Note that the firm will only produce a positive amount if $\frac{A + \sum_{i} c_{i}}{n+1} > c_i$; we will assume that this is the case. The firm may choose not to produce anything if its marginal cost is too high. But then again, the firm will have to rely on its competitors to follow the Nash equilibrium, as otherwise the price may be pushed so far down that losses are incurred after the good is auctioned off. But the other firms will follow the Nash equilibrium, as not doing so would not be profit-maximizing.

For example, for $n = 2$ and $c \equiv c_1 = c_2$, this reduces to

$$q_i = \frac{1}{b} \left( \frac{A + 2 c}{3} - c \right) = \frac{A-c}{3b},$$

which is known to be the solution for the symmetric Cournot duopoly. It is, I am willing to posit, one of the few age-old adages of economics, known since time immemorial.

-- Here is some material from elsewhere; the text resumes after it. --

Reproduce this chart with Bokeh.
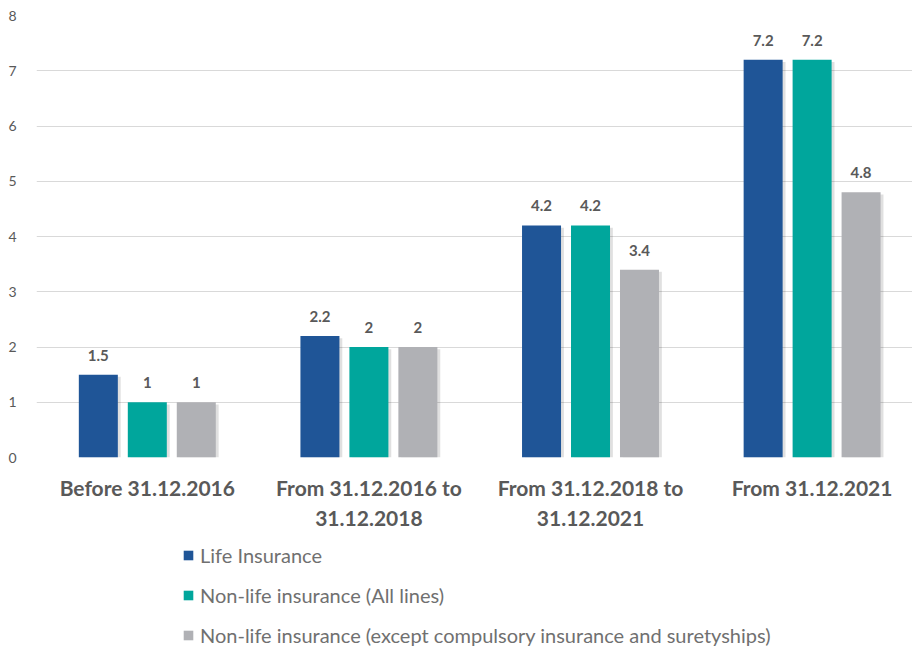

We can find total output by summing over all $q_i$,

\begin{align*} Q^C &= \sum_i q_i\\ &= \sum_i \frac{1}{b} \left( \frac{A + \sum_{j} c_{j}}{n+1} - c_i \right)\\ &= \frac{1}{b} \sum_i \left( \frac{A + \sum_{j} c_{j}}{n+1} - c_i \right)\\ &= \frac{1}{b} \left(\sum_i \frac{A + \sum_{j} c_{j}}{n+1} - \sum_i c_i \right)\\ &= \frac{1}{b} \left(\frac{n}{n+1} \left( A + \sum_{j} c_{j} \right) - \sum_i c_i \right)\\ &= \frac{1}{b} \left(\frac{n A - \sum_{j} c_{j}}{n+1}\right). \end{align*}

The market clearing price is found by

\begin{align*} p^{D}(\pmb{q}^C) &= A-b\sum_{i} q_{i}^C\\ &= A - b Q^C\\ &= A-\frac{n A - \sum_{j} c_{j}}{n+1}\\ &= \frac{A + \sum_{i} c_{i}}{n+1}, \end{align*}

which for large $n$ has a very nice approximate interpretation as $p \approx a + \overline{c}$ with $a = A/n$ and $\overline{c} = {\sum_{j} c_{j}}/n$, i.e. average marginal cost.